**Goal**
Pictures must not be retyped. Return exactly the lines from the one with "Rebuild this chart as a web" through the one with "const axisTitle = 'Угол", both included, and no others.

**Material shown**
— start —

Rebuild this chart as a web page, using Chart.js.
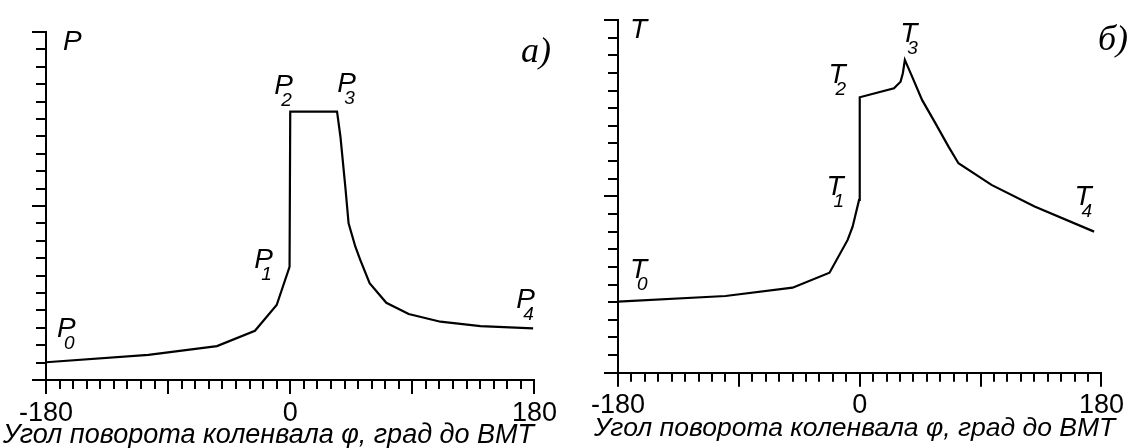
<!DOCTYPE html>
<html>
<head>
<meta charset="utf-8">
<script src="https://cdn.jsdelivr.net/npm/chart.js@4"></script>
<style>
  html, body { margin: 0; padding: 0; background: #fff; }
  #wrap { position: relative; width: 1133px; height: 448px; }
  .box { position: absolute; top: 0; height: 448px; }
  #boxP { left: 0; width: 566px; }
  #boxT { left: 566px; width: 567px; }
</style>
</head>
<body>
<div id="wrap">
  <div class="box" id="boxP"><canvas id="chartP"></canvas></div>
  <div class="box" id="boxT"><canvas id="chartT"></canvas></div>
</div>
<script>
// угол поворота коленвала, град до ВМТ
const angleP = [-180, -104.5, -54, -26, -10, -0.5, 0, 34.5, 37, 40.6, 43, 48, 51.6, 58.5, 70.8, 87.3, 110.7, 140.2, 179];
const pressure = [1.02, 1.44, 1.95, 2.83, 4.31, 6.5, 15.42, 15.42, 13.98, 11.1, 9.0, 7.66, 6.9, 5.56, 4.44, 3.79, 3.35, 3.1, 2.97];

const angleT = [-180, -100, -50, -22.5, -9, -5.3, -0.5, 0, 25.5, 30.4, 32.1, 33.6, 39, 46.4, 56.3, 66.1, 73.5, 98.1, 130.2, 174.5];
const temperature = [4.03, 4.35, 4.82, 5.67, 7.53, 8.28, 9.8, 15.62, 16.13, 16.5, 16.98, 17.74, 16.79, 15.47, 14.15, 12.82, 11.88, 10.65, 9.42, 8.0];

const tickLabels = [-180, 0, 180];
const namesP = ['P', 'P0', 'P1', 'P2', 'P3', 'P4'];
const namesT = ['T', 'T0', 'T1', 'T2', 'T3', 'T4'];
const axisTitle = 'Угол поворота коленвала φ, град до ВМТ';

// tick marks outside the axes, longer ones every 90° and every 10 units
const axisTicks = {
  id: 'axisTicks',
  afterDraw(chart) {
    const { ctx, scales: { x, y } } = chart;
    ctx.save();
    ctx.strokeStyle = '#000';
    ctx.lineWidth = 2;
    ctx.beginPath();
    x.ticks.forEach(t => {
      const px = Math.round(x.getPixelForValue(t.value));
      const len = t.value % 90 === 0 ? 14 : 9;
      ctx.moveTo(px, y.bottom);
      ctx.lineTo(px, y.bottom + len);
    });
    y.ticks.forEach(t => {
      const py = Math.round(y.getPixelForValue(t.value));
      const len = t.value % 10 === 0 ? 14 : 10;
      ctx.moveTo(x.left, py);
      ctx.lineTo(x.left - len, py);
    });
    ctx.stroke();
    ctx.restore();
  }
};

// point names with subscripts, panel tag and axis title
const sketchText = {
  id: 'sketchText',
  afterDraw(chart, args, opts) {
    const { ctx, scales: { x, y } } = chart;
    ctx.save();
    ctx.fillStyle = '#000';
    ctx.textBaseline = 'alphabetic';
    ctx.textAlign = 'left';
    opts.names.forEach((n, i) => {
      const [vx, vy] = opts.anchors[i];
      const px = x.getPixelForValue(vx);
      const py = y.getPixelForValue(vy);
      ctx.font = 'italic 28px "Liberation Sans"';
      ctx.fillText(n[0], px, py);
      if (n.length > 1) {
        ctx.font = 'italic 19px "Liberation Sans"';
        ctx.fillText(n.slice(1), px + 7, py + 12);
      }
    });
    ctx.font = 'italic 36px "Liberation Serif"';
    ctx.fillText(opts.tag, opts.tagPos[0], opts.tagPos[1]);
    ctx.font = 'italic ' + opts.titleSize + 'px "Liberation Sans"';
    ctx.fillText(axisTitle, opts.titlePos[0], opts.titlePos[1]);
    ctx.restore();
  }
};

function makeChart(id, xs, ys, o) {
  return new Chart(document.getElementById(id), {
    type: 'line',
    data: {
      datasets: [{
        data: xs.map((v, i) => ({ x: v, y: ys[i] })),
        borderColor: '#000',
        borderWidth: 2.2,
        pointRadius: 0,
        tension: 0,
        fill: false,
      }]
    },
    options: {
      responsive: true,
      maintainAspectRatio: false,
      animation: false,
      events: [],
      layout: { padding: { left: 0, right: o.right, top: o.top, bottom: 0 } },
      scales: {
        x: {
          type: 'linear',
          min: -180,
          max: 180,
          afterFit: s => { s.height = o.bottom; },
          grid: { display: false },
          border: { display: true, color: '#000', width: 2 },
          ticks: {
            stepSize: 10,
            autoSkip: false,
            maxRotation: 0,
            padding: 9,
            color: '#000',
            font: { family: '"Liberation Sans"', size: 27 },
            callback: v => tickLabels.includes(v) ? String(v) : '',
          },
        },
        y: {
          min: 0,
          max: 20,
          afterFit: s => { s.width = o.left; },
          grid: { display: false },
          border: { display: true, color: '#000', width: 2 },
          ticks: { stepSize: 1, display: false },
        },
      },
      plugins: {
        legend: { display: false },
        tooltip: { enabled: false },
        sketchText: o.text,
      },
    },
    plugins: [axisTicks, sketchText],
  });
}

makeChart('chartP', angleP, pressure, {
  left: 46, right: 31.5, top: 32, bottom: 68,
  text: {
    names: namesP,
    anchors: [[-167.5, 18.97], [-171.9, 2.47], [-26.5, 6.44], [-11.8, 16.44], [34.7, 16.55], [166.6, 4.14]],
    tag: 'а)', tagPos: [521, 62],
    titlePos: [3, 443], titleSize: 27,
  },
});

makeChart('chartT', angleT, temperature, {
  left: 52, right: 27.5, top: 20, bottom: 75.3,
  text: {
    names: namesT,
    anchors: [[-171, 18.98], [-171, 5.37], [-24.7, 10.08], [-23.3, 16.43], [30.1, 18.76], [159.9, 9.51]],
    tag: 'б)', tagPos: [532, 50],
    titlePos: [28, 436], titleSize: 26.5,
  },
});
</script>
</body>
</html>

— end —
— start —

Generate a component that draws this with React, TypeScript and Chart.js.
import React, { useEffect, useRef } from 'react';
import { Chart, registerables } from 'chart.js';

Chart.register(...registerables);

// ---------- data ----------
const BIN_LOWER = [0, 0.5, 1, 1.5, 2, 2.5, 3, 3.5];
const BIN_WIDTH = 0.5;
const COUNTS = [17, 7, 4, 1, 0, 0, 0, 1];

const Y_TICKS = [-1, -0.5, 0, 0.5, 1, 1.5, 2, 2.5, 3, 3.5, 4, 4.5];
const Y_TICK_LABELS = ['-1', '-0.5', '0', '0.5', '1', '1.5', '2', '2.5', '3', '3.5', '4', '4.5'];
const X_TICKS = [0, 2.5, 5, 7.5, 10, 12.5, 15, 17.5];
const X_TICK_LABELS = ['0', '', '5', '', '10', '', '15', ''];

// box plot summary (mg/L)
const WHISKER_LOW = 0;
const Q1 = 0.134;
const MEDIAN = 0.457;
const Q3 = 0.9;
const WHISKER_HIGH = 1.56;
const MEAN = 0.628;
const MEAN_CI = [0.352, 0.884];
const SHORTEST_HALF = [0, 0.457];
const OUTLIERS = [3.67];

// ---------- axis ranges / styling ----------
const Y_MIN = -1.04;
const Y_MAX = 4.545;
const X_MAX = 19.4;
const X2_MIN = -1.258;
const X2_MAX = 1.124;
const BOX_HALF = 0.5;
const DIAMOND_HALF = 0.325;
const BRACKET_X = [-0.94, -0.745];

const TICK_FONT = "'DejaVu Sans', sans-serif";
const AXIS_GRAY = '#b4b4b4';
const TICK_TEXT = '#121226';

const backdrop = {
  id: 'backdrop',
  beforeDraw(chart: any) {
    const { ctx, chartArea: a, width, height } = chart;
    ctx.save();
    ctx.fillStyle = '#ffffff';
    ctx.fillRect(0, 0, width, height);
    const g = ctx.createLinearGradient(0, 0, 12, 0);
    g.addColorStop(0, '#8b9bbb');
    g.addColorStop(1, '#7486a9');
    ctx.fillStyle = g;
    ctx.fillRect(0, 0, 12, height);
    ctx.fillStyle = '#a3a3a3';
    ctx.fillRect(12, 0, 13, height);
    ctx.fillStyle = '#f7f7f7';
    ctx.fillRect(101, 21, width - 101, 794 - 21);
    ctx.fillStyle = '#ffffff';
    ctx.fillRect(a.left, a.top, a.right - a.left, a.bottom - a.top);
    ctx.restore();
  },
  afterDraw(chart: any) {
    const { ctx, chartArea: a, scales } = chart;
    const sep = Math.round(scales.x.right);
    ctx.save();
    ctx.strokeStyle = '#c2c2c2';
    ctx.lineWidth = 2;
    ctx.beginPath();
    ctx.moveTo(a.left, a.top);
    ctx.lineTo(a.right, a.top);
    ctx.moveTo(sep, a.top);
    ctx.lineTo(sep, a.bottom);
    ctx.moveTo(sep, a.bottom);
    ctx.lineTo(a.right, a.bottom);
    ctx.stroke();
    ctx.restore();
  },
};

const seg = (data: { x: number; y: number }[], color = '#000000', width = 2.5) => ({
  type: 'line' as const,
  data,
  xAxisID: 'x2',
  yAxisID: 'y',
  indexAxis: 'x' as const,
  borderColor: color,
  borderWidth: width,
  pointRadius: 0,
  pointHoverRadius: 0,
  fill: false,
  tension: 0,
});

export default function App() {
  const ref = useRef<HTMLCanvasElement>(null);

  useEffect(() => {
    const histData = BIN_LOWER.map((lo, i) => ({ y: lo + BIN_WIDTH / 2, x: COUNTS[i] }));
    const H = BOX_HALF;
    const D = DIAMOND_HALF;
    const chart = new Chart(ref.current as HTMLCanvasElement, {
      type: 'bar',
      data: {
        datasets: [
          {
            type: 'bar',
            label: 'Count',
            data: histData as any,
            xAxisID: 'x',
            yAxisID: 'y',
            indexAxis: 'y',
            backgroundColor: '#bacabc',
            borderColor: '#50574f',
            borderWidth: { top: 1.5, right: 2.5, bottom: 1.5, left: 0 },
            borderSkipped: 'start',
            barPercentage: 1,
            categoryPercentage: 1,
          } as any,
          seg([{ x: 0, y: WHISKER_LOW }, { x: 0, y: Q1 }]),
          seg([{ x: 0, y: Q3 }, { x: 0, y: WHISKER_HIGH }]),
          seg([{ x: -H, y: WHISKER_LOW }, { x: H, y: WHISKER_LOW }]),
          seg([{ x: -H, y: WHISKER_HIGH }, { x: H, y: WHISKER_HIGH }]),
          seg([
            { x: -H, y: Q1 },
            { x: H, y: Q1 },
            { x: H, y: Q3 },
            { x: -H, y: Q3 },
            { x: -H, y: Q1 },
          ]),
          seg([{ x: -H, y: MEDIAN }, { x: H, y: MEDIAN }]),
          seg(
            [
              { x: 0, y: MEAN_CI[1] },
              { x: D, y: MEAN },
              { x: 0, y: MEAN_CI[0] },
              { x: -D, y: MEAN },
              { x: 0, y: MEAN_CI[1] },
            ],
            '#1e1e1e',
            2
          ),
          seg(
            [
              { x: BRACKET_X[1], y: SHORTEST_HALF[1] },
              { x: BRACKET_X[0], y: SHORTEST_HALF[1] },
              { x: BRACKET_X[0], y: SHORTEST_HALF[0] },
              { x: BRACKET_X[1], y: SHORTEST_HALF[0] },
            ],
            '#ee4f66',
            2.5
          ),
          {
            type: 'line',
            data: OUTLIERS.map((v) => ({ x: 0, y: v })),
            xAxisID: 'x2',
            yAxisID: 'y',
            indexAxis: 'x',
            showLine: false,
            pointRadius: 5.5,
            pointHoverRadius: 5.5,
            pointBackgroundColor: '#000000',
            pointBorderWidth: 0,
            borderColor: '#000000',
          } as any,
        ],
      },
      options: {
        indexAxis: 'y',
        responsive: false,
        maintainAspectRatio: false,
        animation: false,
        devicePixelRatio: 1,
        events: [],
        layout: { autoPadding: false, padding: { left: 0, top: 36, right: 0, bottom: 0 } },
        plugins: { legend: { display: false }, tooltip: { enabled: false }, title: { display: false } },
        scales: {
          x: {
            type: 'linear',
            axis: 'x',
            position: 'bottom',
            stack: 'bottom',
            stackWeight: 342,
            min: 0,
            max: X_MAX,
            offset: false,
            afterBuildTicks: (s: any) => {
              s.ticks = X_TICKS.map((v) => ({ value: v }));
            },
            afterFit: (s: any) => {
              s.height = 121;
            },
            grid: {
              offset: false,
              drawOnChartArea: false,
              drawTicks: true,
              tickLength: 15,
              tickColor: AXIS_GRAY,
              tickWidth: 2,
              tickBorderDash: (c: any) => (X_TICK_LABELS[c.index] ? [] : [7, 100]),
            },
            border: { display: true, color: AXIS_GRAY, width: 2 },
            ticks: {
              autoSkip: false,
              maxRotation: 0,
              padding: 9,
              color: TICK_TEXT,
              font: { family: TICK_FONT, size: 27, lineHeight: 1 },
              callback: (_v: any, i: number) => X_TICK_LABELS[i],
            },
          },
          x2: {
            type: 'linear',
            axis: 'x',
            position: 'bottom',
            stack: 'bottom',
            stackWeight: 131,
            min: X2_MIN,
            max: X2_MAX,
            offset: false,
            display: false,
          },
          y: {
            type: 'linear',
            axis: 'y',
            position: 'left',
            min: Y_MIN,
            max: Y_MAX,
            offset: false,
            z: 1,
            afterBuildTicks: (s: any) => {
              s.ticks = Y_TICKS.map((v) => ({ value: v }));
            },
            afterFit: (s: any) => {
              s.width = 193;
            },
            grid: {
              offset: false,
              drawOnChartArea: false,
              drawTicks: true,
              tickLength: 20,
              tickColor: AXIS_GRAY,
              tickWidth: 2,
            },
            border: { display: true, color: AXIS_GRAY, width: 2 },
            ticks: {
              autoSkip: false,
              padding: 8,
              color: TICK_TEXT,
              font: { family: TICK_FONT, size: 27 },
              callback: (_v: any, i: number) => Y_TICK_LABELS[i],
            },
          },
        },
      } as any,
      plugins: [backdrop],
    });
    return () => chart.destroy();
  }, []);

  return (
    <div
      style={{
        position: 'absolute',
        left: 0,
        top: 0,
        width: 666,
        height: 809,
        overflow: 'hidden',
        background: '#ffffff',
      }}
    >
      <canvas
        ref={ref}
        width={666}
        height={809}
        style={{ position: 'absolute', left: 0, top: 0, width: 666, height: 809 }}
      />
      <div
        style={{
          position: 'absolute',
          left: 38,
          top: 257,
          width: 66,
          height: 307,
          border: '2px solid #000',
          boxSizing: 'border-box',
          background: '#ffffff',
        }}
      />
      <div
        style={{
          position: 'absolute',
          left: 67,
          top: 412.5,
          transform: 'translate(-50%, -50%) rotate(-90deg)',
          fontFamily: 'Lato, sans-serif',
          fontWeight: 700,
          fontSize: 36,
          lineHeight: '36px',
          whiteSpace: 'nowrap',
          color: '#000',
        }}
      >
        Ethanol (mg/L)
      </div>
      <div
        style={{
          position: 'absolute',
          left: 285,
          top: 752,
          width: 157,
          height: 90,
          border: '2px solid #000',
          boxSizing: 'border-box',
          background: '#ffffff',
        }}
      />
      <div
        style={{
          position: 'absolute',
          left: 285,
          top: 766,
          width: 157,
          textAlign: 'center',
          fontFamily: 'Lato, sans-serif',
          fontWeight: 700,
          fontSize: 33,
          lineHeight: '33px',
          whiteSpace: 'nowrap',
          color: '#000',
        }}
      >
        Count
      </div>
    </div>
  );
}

— end —
— start —

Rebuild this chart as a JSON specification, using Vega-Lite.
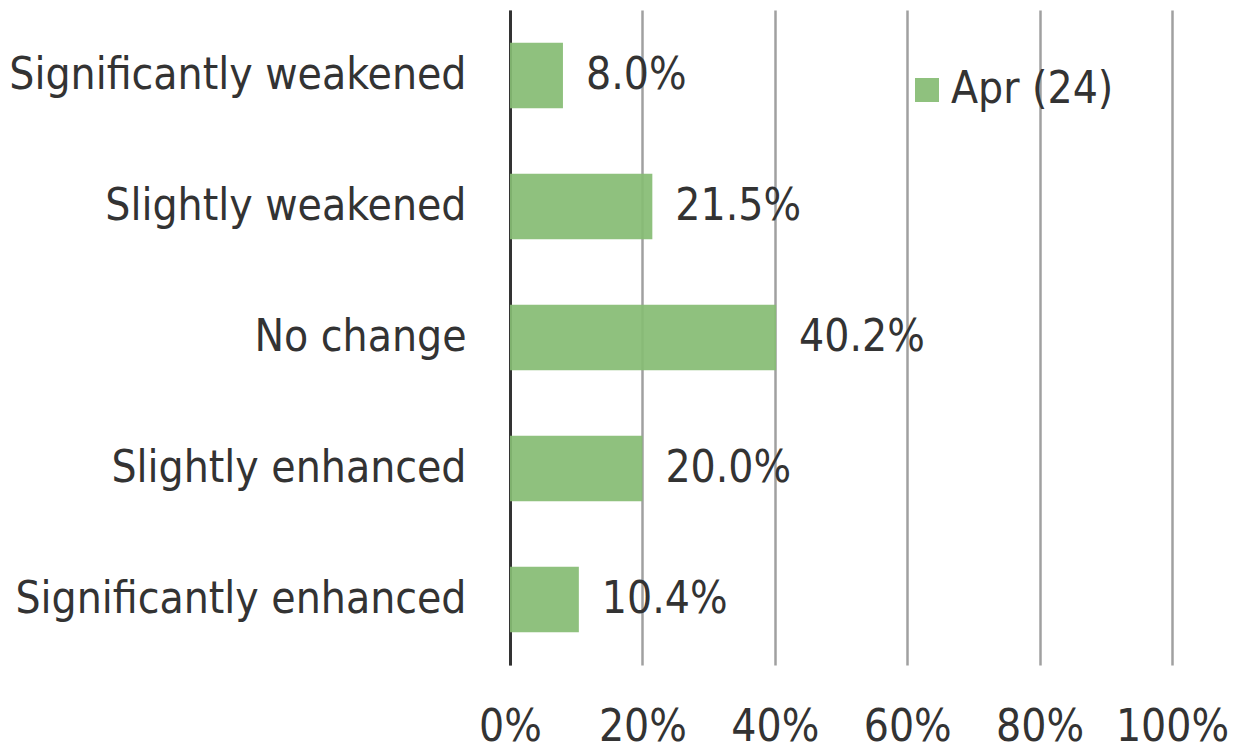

— end —

**Task output**
Rebuild this chart as a web page, using Chart.js.
<!DOCTYPE html>
<html>
<head>
<meta charset="utf-8">
<script src="https://cdn.jsdelivr.net/npm/chart.js@4"></script>
<style>
  html, body { margin: 0; padding: 0; background: #fff; }
  #wrap { position: relative; width: 1133px; height: 448px; }
  .box { position: absolute; top: 0; height: 448px; }
  #boxP { left: 0; width: 566px; }
  #boxT { left: 566px; width: 567px; }
</style>
</head>
<body>
<div id="wrap">
  <div class="box" id="boxP"><canvas id="chartP"></canvas></div>
  <div class="box" id="boxT"><canvas id="chartT"></canvas></div>
</div>
<script>
// угол поворота коленвала, град до ВМТ
const angleP = [-180, -104.5, -54, -26, -10, -0.5, 0, 34.5, 37, 40.6, 43, 48, 51.6, 58.5, 70.8, 87.3, 110.7, 140.2, 179];
const pressure = [1.02, 1.44, 1.95, 2.83, 4.31, 6.5, 15.42, 15.42, 13.98, 11.1, 9.0, 7.66, 6.9, 5.56, 4.44, 3.79, 3.35, 3.1, 2.97];

const angleT = [-180, -100, -50, -22.5, -9, -5.3, -0.5, 0, 25.5, 30.4, 32.1, 33.6, 39, 46.4, 56.3, 66.1, 73.5, 98.1, 130.2, 174.5];
const temperature = [4.03, 4.35, 4.82, 5.67, 7.53, 8.28, 9.8, 15.62, 16.13, 16.5, 16.98, 17.74, 16.79, 15.47, 14.15, 12.82, 11.88, 10.65, 9.42, 8.0];

const tickLabels = [-180, 0, 180];
const namesP = ['P', 'P0', 'P1', 'P2', 'P3', 'P4'];
const namesT = ['T', 'T0', 'T1', 'T2', 'T3', 'T4'];
const axisTitle = 'Угол поворота коленвала φ, град до ВМТ';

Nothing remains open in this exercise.